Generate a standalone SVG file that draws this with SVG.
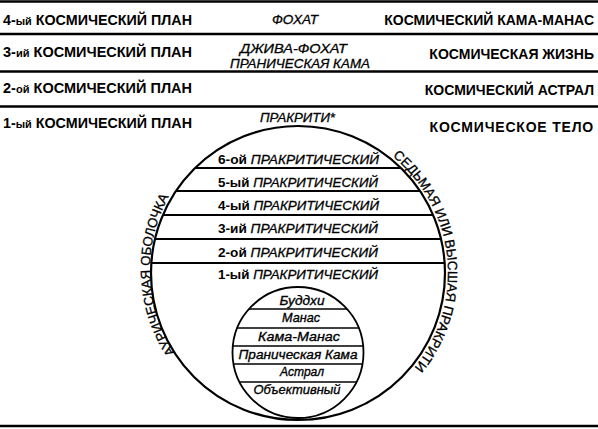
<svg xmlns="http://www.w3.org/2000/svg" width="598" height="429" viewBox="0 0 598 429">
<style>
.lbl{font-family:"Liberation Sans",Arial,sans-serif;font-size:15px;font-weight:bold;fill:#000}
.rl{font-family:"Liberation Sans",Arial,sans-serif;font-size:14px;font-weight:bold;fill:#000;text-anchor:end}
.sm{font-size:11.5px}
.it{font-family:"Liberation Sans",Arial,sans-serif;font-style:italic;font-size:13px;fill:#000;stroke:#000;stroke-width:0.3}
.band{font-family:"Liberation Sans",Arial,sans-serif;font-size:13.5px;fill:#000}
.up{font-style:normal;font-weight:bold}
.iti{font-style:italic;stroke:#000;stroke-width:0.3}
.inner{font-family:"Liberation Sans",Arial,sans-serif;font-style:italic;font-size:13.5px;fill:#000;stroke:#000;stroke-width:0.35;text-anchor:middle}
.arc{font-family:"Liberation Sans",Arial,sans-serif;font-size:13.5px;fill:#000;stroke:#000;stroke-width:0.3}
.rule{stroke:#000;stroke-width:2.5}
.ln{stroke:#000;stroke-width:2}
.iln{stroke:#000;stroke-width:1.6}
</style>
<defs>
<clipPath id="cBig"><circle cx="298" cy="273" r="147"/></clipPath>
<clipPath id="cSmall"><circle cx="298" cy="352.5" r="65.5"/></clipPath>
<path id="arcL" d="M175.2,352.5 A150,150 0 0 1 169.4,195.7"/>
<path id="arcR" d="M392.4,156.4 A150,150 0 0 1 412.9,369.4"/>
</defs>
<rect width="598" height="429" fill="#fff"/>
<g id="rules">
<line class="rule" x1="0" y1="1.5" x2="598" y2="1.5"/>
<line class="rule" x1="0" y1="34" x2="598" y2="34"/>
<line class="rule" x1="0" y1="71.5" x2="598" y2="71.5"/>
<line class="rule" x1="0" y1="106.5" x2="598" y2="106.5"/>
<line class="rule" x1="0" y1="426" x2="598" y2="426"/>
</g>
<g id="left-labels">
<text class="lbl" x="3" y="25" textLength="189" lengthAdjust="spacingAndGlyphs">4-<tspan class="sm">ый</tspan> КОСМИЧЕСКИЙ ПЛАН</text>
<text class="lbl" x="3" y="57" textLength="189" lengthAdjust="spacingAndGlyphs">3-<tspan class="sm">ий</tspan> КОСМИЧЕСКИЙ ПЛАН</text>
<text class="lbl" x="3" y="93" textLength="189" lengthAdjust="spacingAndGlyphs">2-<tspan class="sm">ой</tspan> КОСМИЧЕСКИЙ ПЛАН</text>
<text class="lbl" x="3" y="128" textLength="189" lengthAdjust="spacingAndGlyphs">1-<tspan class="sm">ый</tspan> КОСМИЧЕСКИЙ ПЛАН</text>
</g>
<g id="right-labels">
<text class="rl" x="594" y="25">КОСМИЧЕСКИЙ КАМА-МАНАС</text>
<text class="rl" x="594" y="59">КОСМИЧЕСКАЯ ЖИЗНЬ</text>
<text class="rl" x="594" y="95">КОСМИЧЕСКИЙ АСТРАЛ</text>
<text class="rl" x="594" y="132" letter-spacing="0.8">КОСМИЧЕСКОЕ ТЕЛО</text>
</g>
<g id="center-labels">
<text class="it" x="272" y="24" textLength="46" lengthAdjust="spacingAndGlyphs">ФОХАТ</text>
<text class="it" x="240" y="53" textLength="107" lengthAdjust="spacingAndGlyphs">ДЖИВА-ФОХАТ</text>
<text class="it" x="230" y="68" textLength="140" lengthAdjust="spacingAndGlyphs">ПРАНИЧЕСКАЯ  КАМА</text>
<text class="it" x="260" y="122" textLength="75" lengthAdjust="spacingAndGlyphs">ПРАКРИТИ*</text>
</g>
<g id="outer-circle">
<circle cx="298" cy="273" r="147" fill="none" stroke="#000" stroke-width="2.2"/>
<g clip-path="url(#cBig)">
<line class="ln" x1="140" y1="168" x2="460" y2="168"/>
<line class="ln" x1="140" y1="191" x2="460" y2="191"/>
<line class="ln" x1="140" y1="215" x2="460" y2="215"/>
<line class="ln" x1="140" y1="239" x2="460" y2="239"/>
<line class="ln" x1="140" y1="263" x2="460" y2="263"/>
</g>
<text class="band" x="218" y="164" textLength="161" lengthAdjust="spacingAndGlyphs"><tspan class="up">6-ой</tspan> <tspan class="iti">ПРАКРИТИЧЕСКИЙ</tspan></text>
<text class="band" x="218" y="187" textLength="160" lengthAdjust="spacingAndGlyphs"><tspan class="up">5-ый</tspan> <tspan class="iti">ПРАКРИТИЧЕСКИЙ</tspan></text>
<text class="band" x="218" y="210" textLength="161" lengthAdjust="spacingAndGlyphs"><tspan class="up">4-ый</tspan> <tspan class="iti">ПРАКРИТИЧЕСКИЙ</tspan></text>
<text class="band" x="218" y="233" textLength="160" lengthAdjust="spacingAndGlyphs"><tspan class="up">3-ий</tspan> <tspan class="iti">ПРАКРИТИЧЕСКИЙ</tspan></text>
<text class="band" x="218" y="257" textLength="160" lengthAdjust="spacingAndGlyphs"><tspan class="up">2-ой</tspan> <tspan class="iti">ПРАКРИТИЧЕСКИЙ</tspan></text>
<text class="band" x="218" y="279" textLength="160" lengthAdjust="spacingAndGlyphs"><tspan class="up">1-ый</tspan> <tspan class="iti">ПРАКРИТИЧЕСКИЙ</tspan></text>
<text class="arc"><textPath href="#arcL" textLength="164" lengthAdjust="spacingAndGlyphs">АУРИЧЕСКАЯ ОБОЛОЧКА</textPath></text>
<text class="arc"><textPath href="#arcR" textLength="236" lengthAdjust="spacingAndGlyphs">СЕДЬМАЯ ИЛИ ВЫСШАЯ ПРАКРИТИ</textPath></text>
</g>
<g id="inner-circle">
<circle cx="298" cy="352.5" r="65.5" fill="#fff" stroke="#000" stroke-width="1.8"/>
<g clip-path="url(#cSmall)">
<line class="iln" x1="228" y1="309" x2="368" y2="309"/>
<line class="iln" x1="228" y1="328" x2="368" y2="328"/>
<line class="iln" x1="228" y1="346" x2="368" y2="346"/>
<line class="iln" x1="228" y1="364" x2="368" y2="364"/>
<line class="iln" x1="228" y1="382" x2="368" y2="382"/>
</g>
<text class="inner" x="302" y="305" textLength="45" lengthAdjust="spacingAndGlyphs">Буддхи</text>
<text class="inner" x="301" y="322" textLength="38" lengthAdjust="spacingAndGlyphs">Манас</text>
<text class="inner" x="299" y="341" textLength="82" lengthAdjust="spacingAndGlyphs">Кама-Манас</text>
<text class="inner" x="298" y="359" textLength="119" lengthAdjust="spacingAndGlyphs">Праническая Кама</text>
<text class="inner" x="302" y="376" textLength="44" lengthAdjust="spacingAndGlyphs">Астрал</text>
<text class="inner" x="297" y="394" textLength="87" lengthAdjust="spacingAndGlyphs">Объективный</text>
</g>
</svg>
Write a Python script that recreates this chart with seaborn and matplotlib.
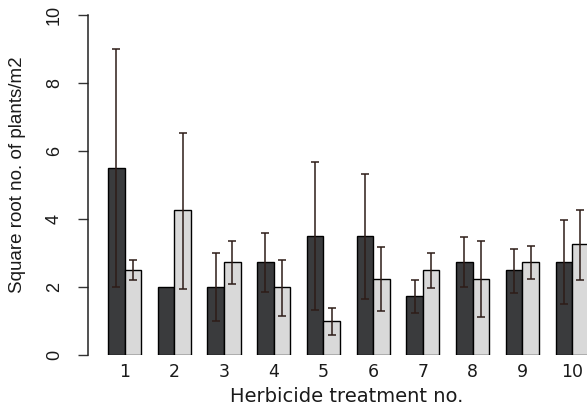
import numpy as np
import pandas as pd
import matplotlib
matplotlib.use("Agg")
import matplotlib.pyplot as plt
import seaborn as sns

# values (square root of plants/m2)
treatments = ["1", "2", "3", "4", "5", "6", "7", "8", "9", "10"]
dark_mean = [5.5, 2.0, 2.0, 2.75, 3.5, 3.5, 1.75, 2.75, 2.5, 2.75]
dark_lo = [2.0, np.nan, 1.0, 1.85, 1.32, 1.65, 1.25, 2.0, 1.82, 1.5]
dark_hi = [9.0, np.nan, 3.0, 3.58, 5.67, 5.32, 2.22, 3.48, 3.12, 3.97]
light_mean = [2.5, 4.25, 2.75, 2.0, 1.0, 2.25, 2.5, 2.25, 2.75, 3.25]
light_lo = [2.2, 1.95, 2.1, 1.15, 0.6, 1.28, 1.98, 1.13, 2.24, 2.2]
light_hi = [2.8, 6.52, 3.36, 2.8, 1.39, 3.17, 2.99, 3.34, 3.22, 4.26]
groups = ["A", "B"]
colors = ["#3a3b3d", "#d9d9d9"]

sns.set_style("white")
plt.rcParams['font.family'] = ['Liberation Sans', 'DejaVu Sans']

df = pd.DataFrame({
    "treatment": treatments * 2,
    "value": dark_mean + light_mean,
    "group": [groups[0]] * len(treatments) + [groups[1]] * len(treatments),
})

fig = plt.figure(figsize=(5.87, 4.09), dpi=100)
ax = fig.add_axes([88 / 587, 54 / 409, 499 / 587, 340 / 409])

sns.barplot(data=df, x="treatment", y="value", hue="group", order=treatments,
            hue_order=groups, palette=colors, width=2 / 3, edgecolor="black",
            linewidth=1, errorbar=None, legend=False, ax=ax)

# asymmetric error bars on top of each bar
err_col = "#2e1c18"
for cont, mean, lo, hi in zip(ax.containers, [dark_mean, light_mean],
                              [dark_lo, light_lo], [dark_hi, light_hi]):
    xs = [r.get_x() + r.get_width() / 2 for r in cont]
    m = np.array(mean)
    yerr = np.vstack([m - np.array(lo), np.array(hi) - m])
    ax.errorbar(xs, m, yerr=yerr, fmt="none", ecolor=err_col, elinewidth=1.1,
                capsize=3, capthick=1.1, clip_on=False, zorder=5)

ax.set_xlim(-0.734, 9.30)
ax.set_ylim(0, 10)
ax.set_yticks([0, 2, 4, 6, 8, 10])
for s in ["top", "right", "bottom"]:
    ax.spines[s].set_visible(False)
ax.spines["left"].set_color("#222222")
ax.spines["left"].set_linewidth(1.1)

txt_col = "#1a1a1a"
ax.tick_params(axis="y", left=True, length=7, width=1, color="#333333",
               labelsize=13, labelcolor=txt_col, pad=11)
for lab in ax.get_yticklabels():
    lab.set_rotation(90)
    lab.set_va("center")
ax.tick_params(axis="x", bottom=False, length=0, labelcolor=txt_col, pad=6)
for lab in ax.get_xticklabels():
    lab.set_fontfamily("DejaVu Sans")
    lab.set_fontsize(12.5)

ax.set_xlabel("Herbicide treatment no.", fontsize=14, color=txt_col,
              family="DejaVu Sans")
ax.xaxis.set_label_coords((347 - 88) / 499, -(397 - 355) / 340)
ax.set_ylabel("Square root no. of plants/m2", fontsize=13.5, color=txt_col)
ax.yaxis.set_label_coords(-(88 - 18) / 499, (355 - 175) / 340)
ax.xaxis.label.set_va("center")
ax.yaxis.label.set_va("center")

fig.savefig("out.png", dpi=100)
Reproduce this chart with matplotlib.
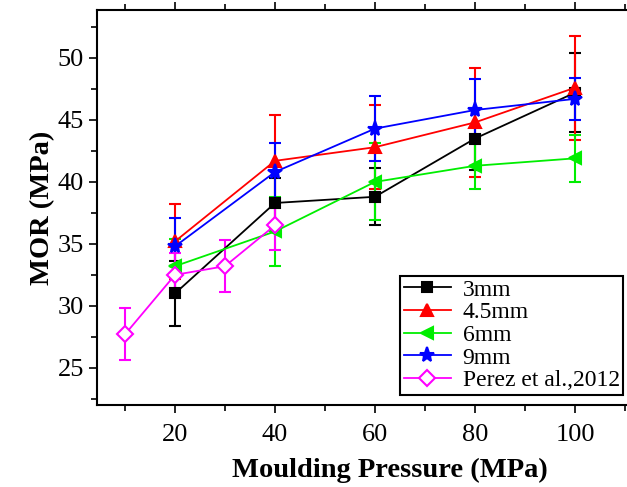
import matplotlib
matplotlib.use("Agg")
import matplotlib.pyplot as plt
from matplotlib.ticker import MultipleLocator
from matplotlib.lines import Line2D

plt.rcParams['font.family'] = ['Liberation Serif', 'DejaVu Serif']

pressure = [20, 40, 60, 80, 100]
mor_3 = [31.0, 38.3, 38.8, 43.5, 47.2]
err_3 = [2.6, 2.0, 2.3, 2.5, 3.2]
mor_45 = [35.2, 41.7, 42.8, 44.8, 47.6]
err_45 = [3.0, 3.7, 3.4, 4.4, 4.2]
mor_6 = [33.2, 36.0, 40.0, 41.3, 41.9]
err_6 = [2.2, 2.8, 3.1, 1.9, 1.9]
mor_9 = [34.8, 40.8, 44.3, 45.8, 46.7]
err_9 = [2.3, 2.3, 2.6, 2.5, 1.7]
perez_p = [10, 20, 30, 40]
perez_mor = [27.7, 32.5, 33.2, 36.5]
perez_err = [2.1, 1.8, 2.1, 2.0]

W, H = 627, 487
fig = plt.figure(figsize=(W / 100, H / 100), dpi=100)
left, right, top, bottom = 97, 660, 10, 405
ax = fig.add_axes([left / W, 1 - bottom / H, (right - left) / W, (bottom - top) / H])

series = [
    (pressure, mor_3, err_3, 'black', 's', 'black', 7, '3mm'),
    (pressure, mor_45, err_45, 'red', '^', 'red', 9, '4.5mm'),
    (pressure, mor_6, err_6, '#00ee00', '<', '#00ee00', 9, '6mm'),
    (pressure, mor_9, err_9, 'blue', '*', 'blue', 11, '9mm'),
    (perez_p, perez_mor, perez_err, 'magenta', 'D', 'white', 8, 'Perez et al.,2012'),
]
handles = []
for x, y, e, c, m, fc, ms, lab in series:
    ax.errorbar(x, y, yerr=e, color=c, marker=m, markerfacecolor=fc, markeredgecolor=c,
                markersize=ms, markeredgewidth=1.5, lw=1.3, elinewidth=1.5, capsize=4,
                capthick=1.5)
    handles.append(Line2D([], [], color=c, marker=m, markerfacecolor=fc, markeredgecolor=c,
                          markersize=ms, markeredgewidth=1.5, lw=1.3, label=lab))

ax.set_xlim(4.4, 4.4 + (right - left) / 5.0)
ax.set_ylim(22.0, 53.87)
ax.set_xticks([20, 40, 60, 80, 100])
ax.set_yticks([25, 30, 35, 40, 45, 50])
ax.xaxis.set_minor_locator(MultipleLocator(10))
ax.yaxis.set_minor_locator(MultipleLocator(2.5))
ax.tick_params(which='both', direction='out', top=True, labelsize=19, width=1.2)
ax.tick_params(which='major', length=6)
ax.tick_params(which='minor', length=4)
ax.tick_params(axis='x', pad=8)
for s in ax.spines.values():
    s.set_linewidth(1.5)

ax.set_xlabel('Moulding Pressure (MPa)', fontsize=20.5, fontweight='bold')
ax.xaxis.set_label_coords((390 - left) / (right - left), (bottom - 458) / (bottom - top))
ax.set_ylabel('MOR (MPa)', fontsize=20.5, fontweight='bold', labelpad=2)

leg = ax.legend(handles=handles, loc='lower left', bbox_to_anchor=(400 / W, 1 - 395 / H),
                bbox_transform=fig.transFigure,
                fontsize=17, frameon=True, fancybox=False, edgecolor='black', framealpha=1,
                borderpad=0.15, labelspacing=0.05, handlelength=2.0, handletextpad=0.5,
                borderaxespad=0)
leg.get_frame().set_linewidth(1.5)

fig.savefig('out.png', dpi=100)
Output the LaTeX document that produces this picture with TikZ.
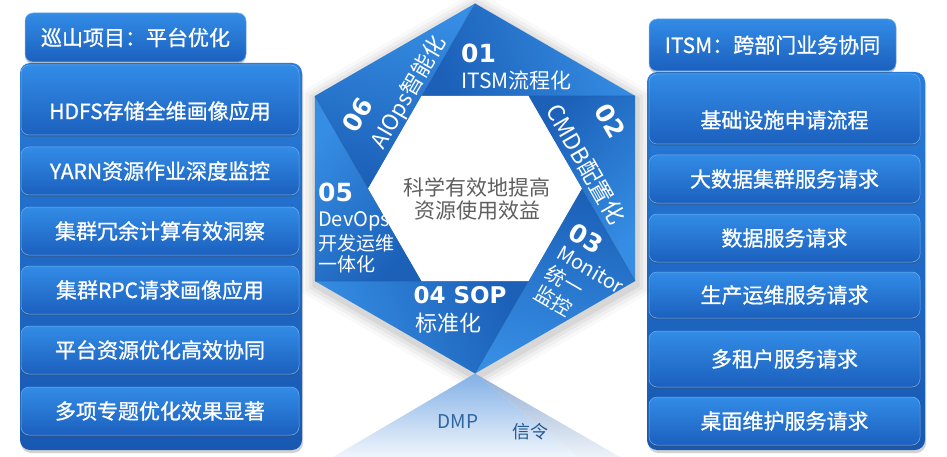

--------------------------------

**Written problem**
Everything from the line with "Write a Python" down to the line with "linewidth=1, errorbar=None, legend=False, ax=ax)" in the data above should be copied exactly, with both end lines kept and the pictures left out.

**Written response**
Write a Python script that recreates this chart with seaborn and matplotlib.
import numpy as np
import pandas as pd
import matplotlib
matplotlib.use("Agg")
import matplotlib.pyplot as plt
import seaborn as sns

# values (square root of plants/m2)
treatments = ["1", "2", "3", "4", "5", "6", "7", "8", "9", "10"]
dark_mean = [5.5, 2.0, 2.0, 2.75, 3.5, 3.5, 1.75, 2.75, 2.5, 2.75]
dark_lo = [2.0, np.nan, 1.0, 1.85, 1.32, 1.65, 1.25, 2.0, 1.82, 1.5]
dark_hi = [9.0, np.nan, 3.0, 3.58, 5.67, 5.32, 2.22, 3.48, 3.12, 3.97]
light_mean = [2.5, 4.25, 2.75, 2.0, 1.0, 2.25, 2.5, 2.25, 2.75, 3.25]
light_lo = [2.2, 1.95, 2.1, 1.15, 0.6, 1.28, 1.98, 1.13, 2.24, 2.2]
light_hi = [2.8, 6.52, 3.36, 2.8, 1.39, 3.17, 2.99, 3.34, 3.22, 4.26]
groups = ["A", "B"]
colors = ["#3a3b3d", "#d9d9d9"]

sns.set_style("white")
plt.rcParams['font.family'] = ['Liberation Sans', 'DejaVu Sans']

df = pd.DataFrame({
    "treatment": treatments * 2,
    "value": dark_mean + light_mean,
    "group": [groups[0]] * len(treatments) + [groups[1]] * len(treatments),
})

fig = plt.figure(figsize=(5.87, 4.09), dpi=100)
ax = fig.add_axes([88 / 587, 54 / 409, 499 / 587, 340 / 409])

sns.barplot(data=df, x="treatment", y="value", hue="group", order=treatments,
            hue_order=groups, palette=colors, width=2 / 3, edgecolor="black",
            linewidth=1, errorbar=None, legend=False, ax=ax)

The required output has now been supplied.